Powder metallurgy (PM) is a term covering a wide range of ways in which materials or components are made from metal powders. PM processes can reduce or eliminate the need for subtractive processes in manufacturing, lowering material losses and reducing the cost of the final product.
Powder metallurgy is also used to make unique materials impossible to get from melting or forming in other ways. A very important product of this type is tungsten carbide (WC). WC is used to cut and form other metals and is made from WC particles bonded with cobalt. It is very widely used in industry for tools of many types and globally ~50,000 tonnes/year (t/y) is made by PM. Other products include sintered filters, porous oil-impregnated bearings, electrical contacts and diamond tools.
Since the advent of industrial production–scale metal powder–based additive manufacturing (AM) in the 2010s, selective laser sintering and other metal AM processes are a new category of commercially important powder metallurgy applications.
The powder metallurgy press and sinter process generally consists of three basic steps: powder blending (pulverisation), die compaction, and sintering. Compaction is generally performed at room temperature, and the elevated-temperature process of sintering is usually conducted at atmospheric pressure and under carefully controlled atmosphere composition. Optional secondary processing such as coining or heat treatment often follows to obtain special properties or enhanced precision.
One of the older such methods, and still one used to make around 1 Mt/y of structural components of iron-based alloys, is the process of blending fine (<180 microns) metal (normally iron) powders with additives such as a lubricant wax, carbon, copper, and/or nickel, pressing them into a die of the desired shape, and then heating the compressed material ("green part") in a controlled atmosphere to bond the material by sintering. This produces precise parts, normally very close to the die dimensions, but with 5–15% porosity, and thus sub-wrought steel properties. There are several other PM processes which have been developed over the last fifty years. These include:
Powder forging: A "preform" made by the conventional "press and sinter" method is heated and then hot forged to full density, resulting in practically as-wrought properties.
Hot isostatic pressing (HIP): Here the powder (normally gas atomized, spherical type) is filled into a mould, normally consisting of a metallic "can" of suitable shape. The can is vibrated, then evacuated and sealed. It is then placed in a hot isostatic press, where it is heated to a homologous temperature of around 0.7, and subjected to an external gas pressure of ~100 MPa (1000 bar, 15,000 psi) for several hours. This results in a shaped part of full density with as-wrought or better, properties. HIP was invented in the 1950-60s and entered tonnage production in the 1970-80s. In 2015, it was used to produce ~25,000 t/y of stainless and tool steels, as well as important parts of superalloys for jet engines.
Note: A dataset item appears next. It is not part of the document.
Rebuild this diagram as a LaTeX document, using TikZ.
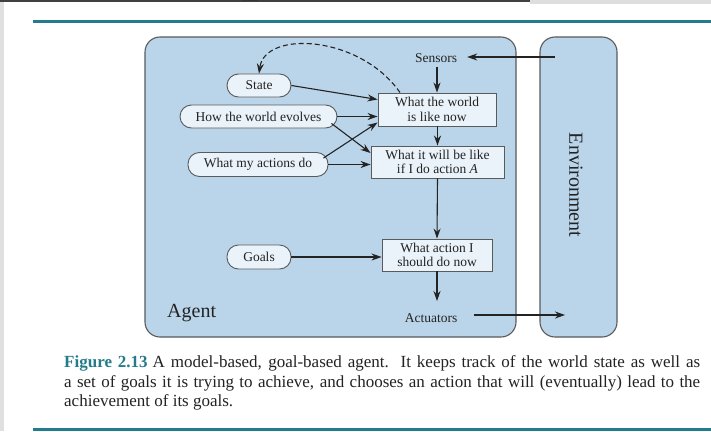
\documentclass[tikz,border=0pt]{standalone}
\usepackage{fontspec}
\setmainfont{Liberation Serif}
\usetikzlibrary{arrows.meta}
\definecolor{agentblue}{RGB}{186,213,234}
\definecolor{cellblue}{RGB}{234,243,250}
\definecolor{edgegray}{RGB}{90,90,90}
\definecolor{captionteal}{RGB}{36,124,138}
\definecolor{inkdark}{RGB}{35,35,35}
\begin{document}
\begin{tikzpicture}[x=1pt,y=-1pt,
  panel/.style={draw=edgegray, line width=1.1pt, fill=agentblue, rounded corners=15pt, inner sep=0pt},
  cell/.style={draw=edgegray, line width=0.9pt, fill=cellblue, inner sep=0pt, align=center,
               text=inkdark, font=\fontsize{13.5}{14.6}\selectfont},
  pill/.style={cell, rounded corners=11.5pt, minimum height=23pt},
  lbl/.style={inner sep=0pt, text=inkdark, font=\fontsize{13.5}{15}\selectfont},
  flow/.style={-{Stealth[length=10pt,width=7pt]}, line width=1.1pt, draw=inkdark},
  rule/.style={draw=captionteal, line width=3pt}]
\useasboundingbox (0,0) rectangle (711,431);
\fill[white] (0,0) rectangle (711,431);

% screen edges around the page
\fill[black!12] (0,0) rectangle (4,431);
\fill[black!13] (530,0) rectangle (711,4);
\fill[black!75] (0,0) rectangle (530,2);
\fill[black] (242,0) arc[start angle=180, end angle=360, x radius=8, y radius=5] -- cycle;

% page rules
\draw[rule] (33,21) -- (711,21);
\draw[rule] (33,429) -- (711,429);

% agent and environment panels
\node[panel, minimum width=371pt, minimum height=300pt] (agent) at (330.5,187) {};
\node[panel, minimum width=77pt, minimum height=300pt] (env) at (578.5,187) {};
\node[rotate=-90, inner sep=0pt, text=inkdark, font=\fontsize{20}{20}\selectfont] (envlabel) at (576,185) {Environment};
\node[anchor=west, inner sep=0pt, text=inkdark, font=\fontsize{20}{20}\selectfont] (agentlabel) at (167,313) {Agent};

% internal state and knowledge
\node[pill, minimum width=64pt] (state) at (259,85.5) {State};
\node[pill, minimum width=157pt] (evolve) at (258.5,116.5) {How the world evolves};
\node[pill, minimum width=140pt, minimum height=24pt] (actions) at (258,164.5) {What my actions do};
\node[pill, minimum width=64pt, minimum height=24pt] (goals) at (259,257) {Goals};

% reasoning steps
\node[cell, minimum width=118pt, minimum height=33pt] (world) at (437,109.5) {What the world\\is like now};
\node[cell, minimum width=133pt, minimum height=32pt] (future) at (437.5,162) {What it will be like\\if I do action \textit{A}};
\node[cell, minimum width=110pt, minimum height=32pt] (action) at (437,255) {What action I\\should do now};

% percepts and actions
\node[lbl] (sensors) at (436,58) {Sensors};
\node[lbl] (actuators) at (431,318) {Actuators};
\coordinate (percept) at (555,57);
\coordinate (effect) at (565,315);
\coordinate (acttop) at (437,301);

\draw[flow, shorten >=10pt] (percept) -- (percept -| sensors.east);
\draw[flow, shorten <=4pt] (sensors.south -| world.north) -- (world.north);
\draw[flow] (world.south) -- (world.south -| future.north) -- (future.north);
\draw[flow] (future.south) -- (action.north);
\draw[flow] (action.south) -- (acttop);
\draw[flow, shorten <=17pt] (actuators.east |- effect) -- (effect);

\draw[flow] (state.east) -- ([yshift=10pt]world.west);
\draw[flow] (evolve.east) -- ([yshift=-7pt]world.west);
\draw[flow] ([xshift=-6pt,yshift=5pt]evolve.south east) -- ([yshift=9pt]future.west);
\draw[flow] ([xshift=-5pt,yshift=-6pt]actions.north east) -- ([yshift=-13pt]world.west);
\draw[flow] (actions.east) -- (actions.east -| future.west);
\draw[flow] (goals.east) -- (goals.east -| action.west);

% state update loop
\draw[flow, dash pattern=on 5pt off 3pt] ([xshift=-37pt]world.north)
  .. controls (360,35) and (265,30) .. (state.north);

% caption
\node[anchor=base west, inner sep=0pt, text width=636pt, align=justify, text=inkdark,
      font=\fontsize{17}{19.5}\selectfont] (caption) at (64,367.5)
  {\textcolor{captionteal}{\textbf{Figure 2.13}}\hspace{5pt}A model-based, goal-based agent.\ \ It keeps track of the world state as well as\linebreak
   a set of goals it is trying to achieve, and chooses an action that will (eventually) lead to the\linebreak
   achievement of its goals.};
\end{tikzpicture}
\end{document}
Metal injection moulding (MIM): Here the powder, normally very fine (<25 microns) and spherical, is mixed with plastic or wax binder to near the maximum solid loading, typically around 65vol%, and injection moulded to form a "green" part of complex geometry. This part is then heated or otherwise treated to remove the binder (debinding) to give a "brown" part. This part is then sintered, and shrinks by ~18% to give a complex and 95–99% dense finished part (surface roughness ~3 microns). Invented in the 1970s, production has increased since 2000 with an estimated global volume in 2014 of 12,000 t worth €1265 million.
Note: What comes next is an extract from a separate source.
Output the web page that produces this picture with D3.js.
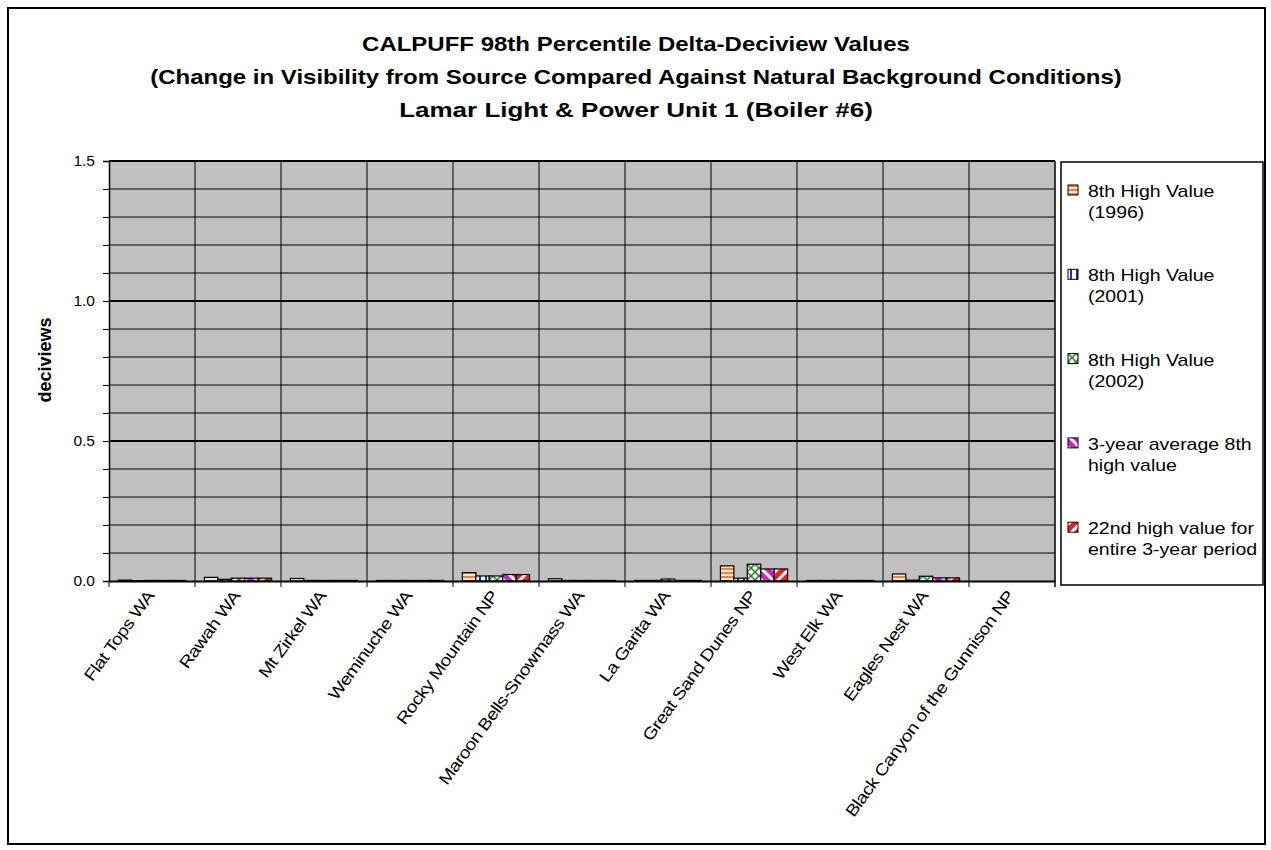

Electric current assisted sintering (ECAS) technologies rely on electric currents to densify powders, with the advantage of reducing production time dramatically (from 15 minutes of the slowest ECAS to a few microseconds of the fastest), not requiring a long furnace heat and allowing near theoretical densities but with the drawback of simple shapes. Powders employed in ECAS can avoid binders thanks to the possibility of direct sintering, without the need of pre-pressing and a green compact. Molds are designed for the final part shape since the powders densify while filling the cavity under an applied pressure thus avoiding the problem of shape variations caused by non isotropic sintering and distortions caused by gravity at high temperatures. The most common of these technologies is hot pressing, which has been under use for the production of the diamond tools employed in the construction industry. Spark plasma sintering and electro sinter forging are two modern, industrial commercial ECAS technologies.
Additive manufacturing (AM) is a relatively novel family of techniques which use metal powders (among other materials, such as plastics) to make parts by laser sintering or melting. This is a process under rapid development as of 2015, and whether to classify it as a PM process is perhaps uncertain at this stage. Processes include 3D printing, selective laser sintering (SLS), selective laser melting (SLM), and electron beam melting (EBM).